Figure scripts
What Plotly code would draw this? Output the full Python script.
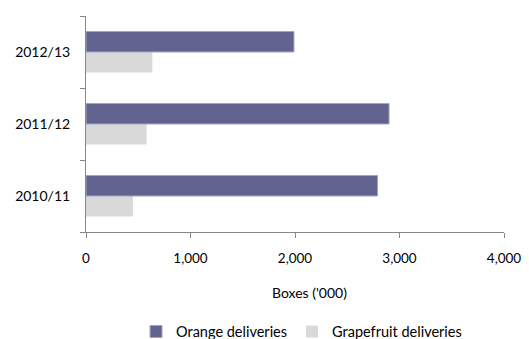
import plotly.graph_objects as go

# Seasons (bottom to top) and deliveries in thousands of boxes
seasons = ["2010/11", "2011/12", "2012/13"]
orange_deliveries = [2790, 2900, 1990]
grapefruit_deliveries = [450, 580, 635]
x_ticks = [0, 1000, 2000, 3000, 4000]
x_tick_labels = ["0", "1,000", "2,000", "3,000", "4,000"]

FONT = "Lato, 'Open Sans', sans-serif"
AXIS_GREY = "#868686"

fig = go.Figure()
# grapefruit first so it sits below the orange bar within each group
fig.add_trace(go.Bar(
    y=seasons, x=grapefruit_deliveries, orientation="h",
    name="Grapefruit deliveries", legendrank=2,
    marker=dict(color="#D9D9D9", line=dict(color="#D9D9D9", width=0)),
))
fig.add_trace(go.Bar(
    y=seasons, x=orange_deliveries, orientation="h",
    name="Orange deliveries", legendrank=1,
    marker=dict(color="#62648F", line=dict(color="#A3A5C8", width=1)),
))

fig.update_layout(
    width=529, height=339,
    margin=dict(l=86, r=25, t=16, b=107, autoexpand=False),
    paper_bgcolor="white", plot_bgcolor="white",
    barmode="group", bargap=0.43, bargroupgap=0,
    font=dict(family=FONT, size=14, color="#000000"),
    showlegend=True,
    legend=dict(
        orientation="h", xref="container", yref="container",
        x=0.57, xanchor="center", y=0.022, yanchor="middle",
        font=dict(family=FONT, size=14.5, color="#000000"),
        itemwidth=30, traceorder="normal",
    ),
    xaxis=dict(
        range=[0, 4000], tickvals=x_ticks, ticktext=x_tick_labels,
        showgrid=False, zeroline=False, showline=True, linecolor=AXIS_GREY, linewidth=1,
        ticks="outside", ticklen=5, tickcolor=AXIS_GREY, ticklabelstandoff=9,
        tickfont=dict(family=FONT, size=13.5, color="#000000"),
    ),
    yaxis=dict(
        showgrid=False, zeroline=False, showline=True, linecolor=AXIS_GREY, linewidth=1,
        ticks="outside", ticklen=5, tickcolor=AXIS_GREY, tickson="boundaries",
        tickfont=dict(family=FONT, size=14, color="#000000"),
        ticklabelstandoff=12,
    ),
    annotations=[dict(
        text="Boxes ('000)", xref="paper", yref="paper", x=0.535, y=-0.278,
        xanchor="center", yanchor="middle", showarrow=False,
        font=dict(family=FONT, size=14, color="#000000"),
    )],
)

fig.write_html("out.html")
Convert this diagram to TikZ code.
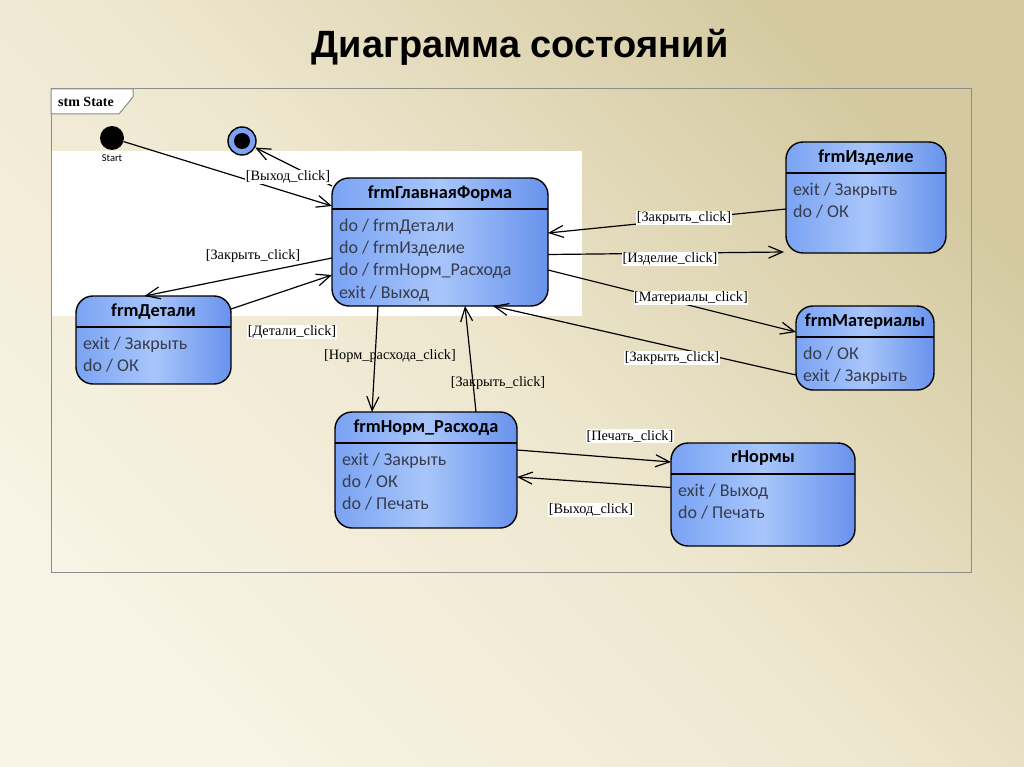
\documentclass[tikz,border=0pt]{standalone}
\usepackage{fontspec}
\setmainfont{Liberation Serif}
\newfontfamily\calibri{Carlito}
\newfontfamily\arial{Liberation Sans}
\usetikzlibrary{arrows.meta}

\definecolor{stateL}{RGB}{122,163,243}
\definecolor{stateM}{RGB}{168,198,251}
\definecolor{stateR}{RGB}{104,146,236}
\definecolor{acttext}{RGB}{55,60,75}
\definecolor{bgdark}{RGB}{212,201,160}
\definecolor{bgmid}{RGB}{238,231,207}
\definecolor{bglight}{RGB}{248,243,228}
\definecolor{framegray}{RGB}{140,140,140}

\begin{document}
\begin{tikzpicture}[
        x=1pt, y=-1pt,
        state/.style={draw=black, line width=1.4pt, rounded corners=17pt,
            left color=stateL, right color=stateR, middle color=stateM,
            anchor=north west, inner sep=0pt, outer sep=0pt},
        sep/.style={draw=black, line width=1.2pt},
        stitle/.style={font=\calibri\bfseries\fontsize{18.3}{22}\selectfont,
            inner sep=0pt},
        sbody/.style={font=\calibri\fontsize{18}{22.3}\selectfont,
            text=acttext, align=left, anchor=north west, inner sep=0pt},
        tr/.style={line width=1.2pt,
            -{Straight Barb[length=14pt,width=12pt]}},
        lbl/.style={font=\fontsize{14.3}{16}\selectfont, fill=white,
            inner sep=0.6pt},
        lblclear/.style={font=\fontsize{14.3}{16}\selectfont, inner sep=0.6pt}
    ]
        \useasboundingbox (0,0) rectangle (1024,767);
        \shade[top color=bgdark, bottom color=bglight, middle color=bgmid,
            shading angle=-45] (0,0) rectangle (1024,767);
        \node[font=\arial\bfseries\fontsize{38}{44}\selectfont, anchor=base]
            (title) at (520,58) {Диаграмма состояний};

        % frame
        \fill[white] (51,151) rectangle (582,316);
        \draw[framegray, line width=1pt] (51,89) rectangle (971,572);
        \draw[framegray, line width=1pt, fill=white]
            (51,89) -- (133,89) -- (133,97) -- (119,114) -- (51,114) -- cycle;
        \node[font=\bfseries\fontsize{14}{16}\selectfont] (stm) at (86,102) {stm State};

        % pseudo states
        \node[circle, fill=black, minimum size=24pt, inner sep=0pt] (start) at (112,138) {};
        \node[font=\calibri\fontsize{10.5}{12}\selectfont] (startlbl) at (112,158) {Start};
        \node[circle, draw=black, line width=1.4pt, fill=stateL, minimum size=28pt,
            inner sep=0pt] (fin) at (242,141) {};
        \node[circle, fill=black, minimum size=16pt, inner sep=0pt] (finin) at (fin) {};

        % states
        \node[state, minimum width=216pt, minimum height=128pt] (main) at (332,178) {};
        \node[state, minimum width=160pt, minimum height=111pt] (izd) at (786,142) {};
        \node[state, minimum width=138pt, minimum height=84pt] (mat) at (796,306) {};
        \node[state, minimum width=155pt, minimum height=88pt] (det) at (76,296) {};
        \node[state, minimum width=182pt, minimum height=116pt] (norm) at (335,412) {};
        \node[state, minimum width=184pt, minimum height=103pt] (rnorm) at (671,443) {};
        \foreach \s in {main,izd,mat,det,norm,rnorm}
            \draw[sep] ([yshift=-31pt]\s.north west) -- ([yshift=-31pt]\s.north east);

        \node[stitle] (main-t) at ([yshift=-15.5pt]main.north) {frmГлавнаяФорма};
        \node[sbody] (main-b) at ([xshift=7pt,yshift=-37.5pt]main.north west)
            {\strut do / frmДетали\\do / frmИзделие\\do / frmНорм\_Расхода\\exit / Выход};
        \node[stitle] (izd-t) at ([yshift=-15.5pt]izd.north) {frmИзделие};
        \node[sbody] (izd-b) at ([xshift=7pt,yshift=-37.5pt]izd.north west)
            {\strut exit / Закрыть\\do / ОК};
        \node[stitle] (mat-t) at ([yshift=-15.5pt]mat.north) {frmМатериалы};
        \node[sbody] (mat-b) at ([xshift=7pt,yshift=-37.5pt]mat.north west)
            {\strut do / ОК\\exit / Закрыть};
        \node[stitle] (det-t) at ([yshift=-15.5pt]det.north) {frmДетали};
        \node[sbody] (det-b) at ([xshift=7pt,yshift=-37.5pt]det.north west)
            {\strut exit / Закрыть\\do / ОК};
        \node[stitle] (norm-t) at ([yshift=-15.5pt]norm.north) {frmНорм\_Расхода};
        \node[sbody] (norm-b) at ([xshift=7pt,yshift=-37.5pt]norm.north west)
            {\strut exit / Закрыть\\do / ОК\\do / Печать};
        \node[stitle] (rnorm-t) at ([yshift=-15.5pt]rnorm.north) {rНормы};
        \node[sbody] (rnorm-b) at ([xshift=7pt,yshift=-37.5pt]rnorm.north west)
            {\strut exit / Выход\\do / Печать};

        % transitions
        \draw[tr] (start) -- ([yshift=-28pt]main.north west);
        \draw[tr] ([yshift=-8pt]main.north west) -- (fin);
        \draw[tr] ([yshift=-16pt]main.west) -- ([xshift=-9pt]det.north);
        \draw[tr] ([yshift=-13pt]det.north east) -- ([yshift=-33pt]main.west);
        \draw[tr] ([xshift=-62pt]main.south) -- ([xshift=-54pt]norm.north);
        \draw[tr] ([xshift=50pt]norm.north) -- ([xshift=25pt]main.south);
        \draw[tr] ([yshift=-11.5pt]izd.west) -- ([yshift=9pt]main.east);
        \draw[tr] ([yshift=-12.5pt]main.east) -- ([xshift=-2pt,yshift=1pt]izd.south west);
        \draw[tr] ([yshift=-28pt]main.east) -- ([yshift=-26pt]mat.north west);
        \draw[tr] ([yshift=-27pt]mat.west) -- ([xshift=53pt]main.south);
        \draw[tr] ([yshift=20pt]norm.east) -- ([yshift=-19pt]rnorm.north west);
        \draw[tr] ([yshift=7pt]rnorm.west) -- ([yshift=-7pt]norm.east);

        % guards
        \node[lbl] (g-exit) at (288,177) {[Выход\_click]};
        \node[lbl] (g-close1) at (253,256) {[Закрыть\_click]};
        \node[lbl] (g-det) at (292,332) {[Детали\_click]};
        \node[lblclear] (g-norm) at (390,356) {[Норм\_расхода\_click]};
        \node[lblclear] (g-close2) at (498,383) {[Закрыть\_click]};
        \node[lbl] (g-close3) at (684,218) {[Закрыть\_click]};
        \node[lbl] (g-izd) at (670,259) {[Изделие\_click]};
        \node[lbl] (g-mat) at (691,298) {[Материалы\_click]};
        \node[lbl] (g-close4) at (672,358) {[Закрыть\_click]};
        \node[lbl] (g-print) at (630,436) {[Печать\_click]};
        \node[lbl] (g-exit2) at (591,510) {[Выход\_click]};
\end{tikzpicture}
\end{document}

* [EXERCISE DETAILS]:
Copy out each line of the material that holds the word "this".

* [IN RESPONSE]:
What Plotly code would draw this? Output the full Python script.
Convert this diagram to TikZ code.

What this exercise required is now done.